El amianto, también conocido como asbesto, es un mineral fibroso que se caracteriza por su resistencia al calor, flexibilidad y durabilidad, lo que lo hizo muy popular en la construcción y la industria durante gran parte del siglo XX. Sus fibras microscópicas pueden separarse fácilmente y mezclarse con otros materiales, como cemento y plásticos, lo que permitió su uso en techos, suelos, canalizaciones, aislantes térmicos y eléctricos, y en productos de fricción como frenos y embragues.
A pesar de sus ventajas industriales, el amianto es extremadamente peligroso para la salud. La inhalación de sus fibras puede causar enfermedades graves, incluyendo asbestosis (una enfermedad pulmonar crónica), cáncer de pulmón y mesotelioma, un tipo de cáncer que afecta el revestimiento de los pulmones y el abdomen. La Organización Mundial de la Salud (OMS) lo clasifica desde 1977 como carcinógeno del grupo 1, y muchos países han regulado o prohibido su uso.
En Europa, el Parlamento Europeo recomendó en 1979 la eliminación progresiva del amianto. En España, empresas como Uralita promovieron su uso hasta que finalmente fue prohibido su empleo industrial en 2002. Sin embargo, todavía existen numerosos edificios, fábricas, auditorios, cines y canalizaciones construidos antes de esa fecha que contienen amianto, lo que supone un riesgo persistente para la población.
Expertos como el neumólogo Josep Tarrés advierten que, aunque el material es ilegal en alrededor de 50 países, en otros 150 todavía se comercializa, exponiendo a millones de personas.
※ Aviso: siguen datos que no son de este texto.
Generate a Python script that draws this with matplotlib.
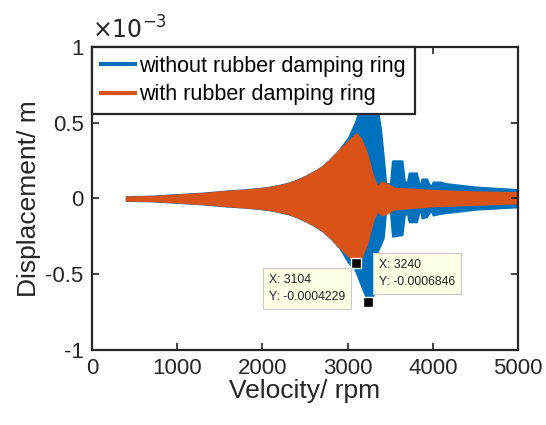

Por eso, la gestión segura del amianto, incluyendo su identificación, retirada profesional y el manejo de residuos, sigue siendo un tema crítico para la salud pública.
En resumen, aunque el amianto fue un material ampliamente valorado por sus propiedades, los riesgos para la salud son graves y persistentes, lo que ha llevado a su prohibición en muchos países y a una estricta regulación en la gestión de los restos que aún existen.